- **WHAT YOU WILL DO**: Locate every line that holds the string "this" and copy it.

- **PROVIDED MATERIAL**:
-- Begin --
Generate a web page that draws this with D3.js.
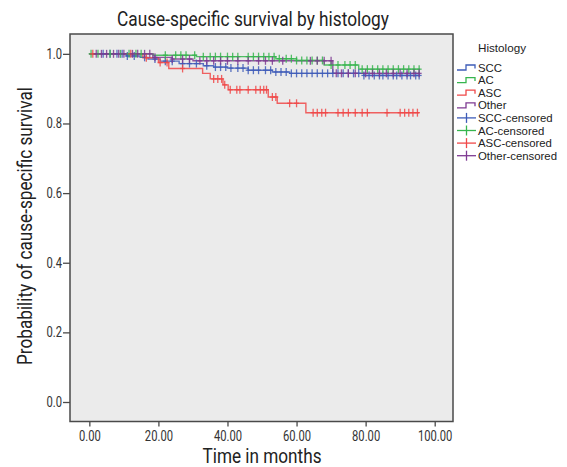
<!DOCTYPE html>
<html>
<head>
<meta charset="utf-8">
<script src="https://cdn.jsdelivr.net/npm/d3@7"></script>
<style>
  html, body { margin: 0; padding: 0; background: #ffffff; }
  svg { display: block; font-family: "Roboto", "Liberation Sans", sans-serif; }
</style>
</head>
<body>
<svg id="chart" width="567" height="467"></svg>
<script>
// Kaplan–Meier step points: [month, cumulative survival]; the last entry is the final follow-up time.
const sccSteps   = [[0,1],[10.8,0.994],[14.7,0.990],[17,0.985],[20.5,0.979],[26,0.972],[33,0.966],[36,0.962],[40,0.959],[46,0.953],[53,0.948],[58,0.944],[79.5,0.938],[95.7,0.938]];
const acSteps    = [[0,1],[18.5,0.996],[31,0.992],[54,0.986],[60,0.981],[68,0.968],[78,0.956],[95.7,0.956]];
const ascSteps   = [[0,1],[15.5,0.989],[20,0.975],[23,0.958],[32.8,0.944],[35,0.928],[38.7,0.911],[40.2,0.897],[51.8,0.876],[54.4,0.858],[62.7,0.831],[95.5,0.831]];
const otherSteps = [[0,1],[18.4,0.990],[24,0.985],[30,0.980],[70.5,0.944],[95.7,0.944]];

// Censoring times (months)
const sccCensored   = [4, 6, 8, 9.5, 11, 13, 16, 19, 22, 24, 27, 29, 31, 34, 36.5, 38, 39.5, 41, 43, 44.5, 46, 47.5, 49, 51, 52.5, 54, 55.5, 57, 58.5, 60, 61.5, 63, 64.5, 66, 67.5, 69, 70.5, 72, 73.5, 75, 76.5, 78, 79.5, 81, 82.5, 84, 85, 86.5, 88, 89, 90.5, 92, 93, 94.5, 95.5];
const acCensored    = [0.5, 2.5, 6, 9, 11.5, 13.5, 15, 22, 25, 26.5, 28, 30.5, 33, 35, 36.5, 38, 40, 41.5, 43, 46, 47.5, 49, 50.5, 52, 53.5, 55, 57, 58.5, 60, 61.5, 63, 64.5, 66, 67.5, 70, 72, 74, 75.5, 77, 79, 80.5, 82, 83.5, 85, 86.5, 88, 89.5, 91, 92.5, 94, 95.5];
const ascCensored   = [1, 12, 16.5, 20.5, 22.5, 27, 36, 37.2, 38.3, 39.2, 40.8, 42.7, 43.6, 46, 48.2, 49.5, 50.5, 51.3, 53, 54, 58, 60, 64.8, 66, 67.3, 68.4, 72, 73.5, 75, 77, 79, 80.5, 86.2, 90, 91.3, 92.5, 93.7, 95];
const otherCensored = [2, 3.5, 5, 7, 8.5, 10, 12.5, 14, 16, 17.5, 19, 24, 27, 29, 32, 34, 36, 38, 40, 43, 46, 49, 51, 53, 56, 64, 66, 68, 70, 71.5, 73, 75, 77, 80, 82, 84, 86, 88, 90, 92, 94, 95.5];

const groupNames  = ["SCC", "AC", "ASC", "Other"];
const groupColors = ["#3e5cb8", "#36b54e", "#f04848", "#7e3a92"];
const xTicks = [0, 20, 40, 60, 80, 100];
const yTicks = [0, 0.2, 0.4, 0.6, 0.8, 1.0];

const series = [
  { name: groupNames[0], color: groupColors[0], steps: sccSteps,   censored: sccCensored },
  { name: groupNames[1], color: groupColors[1], steps: acSteps,    censored: acCensored },
  { name: groupNames[2], color: groupColors[2], steps: ascSteps,   censored: ascCensored },
  { name: groupNames[3], color: groupColors[3], steps: otherSteps, censored: otherCensored }
];

// Narrow the glyphs horizontally to get a condensed face.
function condense(sel, factor) {
  sel.each(function () {
    const w = this.getComputedTextLength();
    d3.select(this).attr("textLength", w * factor).attr("lengthAdjust", "spacingAndGlyphs");
  });
}
function fitWidth(sel, width) {
  sel.attr("textLength", width).attr("lengthAdjust", "spacingAndGlyphs");
}

const svg = d3.select("#chart");
const plot = { left: 70, right: 453, top: 34, bottom: 421.5 };

const x = d3.scaleLinear().domain([-5.6, 105.3]).range([plot.left, plot.right]);
const y = d3.scaleLinear().domain([-0.056, 1.057]).range([plot.bottom, plot.top]);

// Plot background and frame
svg.append("rect")
  .attr("x", plot.left).attr("y", plot.top)
  .attr("width", plot.right - plot.left).attr("height", plot.bottom - plot.top)
  .attr("fill", "#ebebeb").attr("stroke", "#4a4a4a").attr("stroke-width", 1.5);

// Axes
const xAxis = d3.axisBottom(x).tickValues(xTicks).tickFormat(d3.format(".2f")).tickSize(5).tickSizeOuter(0);
const yAxis = d3.axisLeft(y).tickValues(yTicks).tickFormat(d3.format(".1f")).tickSize(7).tickSizeOuter(0);

const gx = svg.append("g").attr("transform", `translate(0,${plot.bottom})`).call(xAxis);
const gy = svg.append("g").attr("transform", `translate(${plot.left},0)`).call(yAxis);
[gx, gy].forEach(g => {
  g.select(".domain").remove();
  g.selectAll(".tick line").attr("stroke", "#4a4a4a").attr("stroke-width", 1.3);
  g.selectAll(".tick text").attr("fill", "#333").style("font-size", "14px")
    .style("font-family", "Roboto, 'Liberation Sans', sans-serif");
});
gx.selectAll(".tick text").attr("dy", "0.85em");
gy.selectAll(".tick text").attr("x", -8);
condense(gx.selectAll(".tick text"), 0.8);
condense(gy.selectAll(".tick text"), 0.8);

// Survival curves
const line = d3.line().x(d => x(d[0])).y(d => y(d[1])).curve(d3.curveStepAfter);
const survivalAt = (steps, t) => {
  let v = steps[0][1];
  for (const s of steps) { if (s[0] <= t) v = s[1]; }
  return v;
};

const curves = svg.append("g");
series.forEach(s => {
  curves.append("path")
    .datum(s.steps)
    .attr("d", line)
    .attr("fill", "none")
    .attr("stroke", s.color)
    .attr("stroke-width", 1.4)
    .attr("stroke-opacity", 0.85);
});

// Censoring marks (+)
const marks = svg.append("g");
series.forEach(s => {
  const g = marks.append("g").attr("stroke", s.color).attr("stroke-width", 1.3).attr("stroke-opacity", 0.85);
  s.censored.forEach(t => {
    const cx = x(t), cy = y(survivalAt(s.steps, t));
    g.append("line").attr("x1", cx).attr("x2", cx).attr("y1", cy - 4).attr("y2", cy + 4);
    g.append("line").attr("x1", cx - 2.5).attr("x2", cx + 2.5).attr("y1", cy).attr("y2", cy);
  });
});

// Titles
const title = svg.append("text")
  .attr("x", 253).attr("y", 26)
  .attr("text-anchor", "middle")
  .attr("fill", "#222")
  .style("font-size", "20px")
  .text("Cause-specific survival by histology");
fitWidth(title, 272);

const xLabel = svg.append("text")
  .attr("x", 262).attr("y", 463)
  .attr("text-anchor", "middle")
  .attr("fill", "#222")
  .style("font-size", "20px")
  .text("Time in months");
fitWidth(xLabel, 119);

const yLabel = svg.append("text")
  .attr("transform", "translate(32,226) rotate(-90)")
  .attr("text-anchor", "middle")
  .attr("fill", "#222")
  .style("font-size", "19.5px")
  .text("Probability of cause-specific survival");
fitWidth(yLabel, 278);

// Legend
const legend = svg.append("g")
  .style("font-size", "11.2px")
  .style("font-family", "'Liberation Sans', Roboto, sans-serif")
  .attr("fill", "#222");
const legendTitle = legend.append("text").attr("x", 478).attr("y", 52).text("Histology");
fitWidth(legendTitle, 48);

const legendItems = [
  ...series.map(s => ({ label: s.name, color: s.color, type: "line" })),
  ...series.map(s => ({ label: s.name + "-censored", color: s.color, type: "cross" }))
];
const legendLabels = [];
legendItems.forEach((d, i) => {
  const cy = 67.5 + i * 12.6;
  const g = legend.append("g");
  if (d.type === "line") {
    g.append("path")
      .attr("d", `M457,${cy + 2.5}H466V${cy - 2.5}H475V${cy + 1}`)
      .attr("fill", "none").attr("stroke", d.color).attr("stroke-width", 1.3);
  } else {
    g.append("line").attr("x1", 457).attr("x2", 476).attr("y1", cy).attr("y2", cy)
      .attr("stroke", d.color).attr("stroke-width", 1.3);
    g.append("line").attr("x1", 466.5).attr("x2", 466.5).attr("y1", cy - 5).attr("y2", cy + 5)
      .attr("stroke", d.color).attr("stroke-width", 1.3);
  }
  legendLabels.push(g.append("text").attr("x", 478).attr("y", cy + 4).text(d.label).node());
});
// One shared narrowing factor so the longest label spans the legend column.
const longest = d3.max(legendLabels, n => n.getComputedTextLength());
condense(d3.selectAll(legendLabels), 79 / longest);
</script>
</body>
</html>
-- End --
- **RESULT**:
Generate a web page that draws this with D3.js.
    const w = this.getComputedTextLength();
    d3.select(this).attr("textLength", w * factor).attr("lengthAdjust", "spacingAndGlyphs");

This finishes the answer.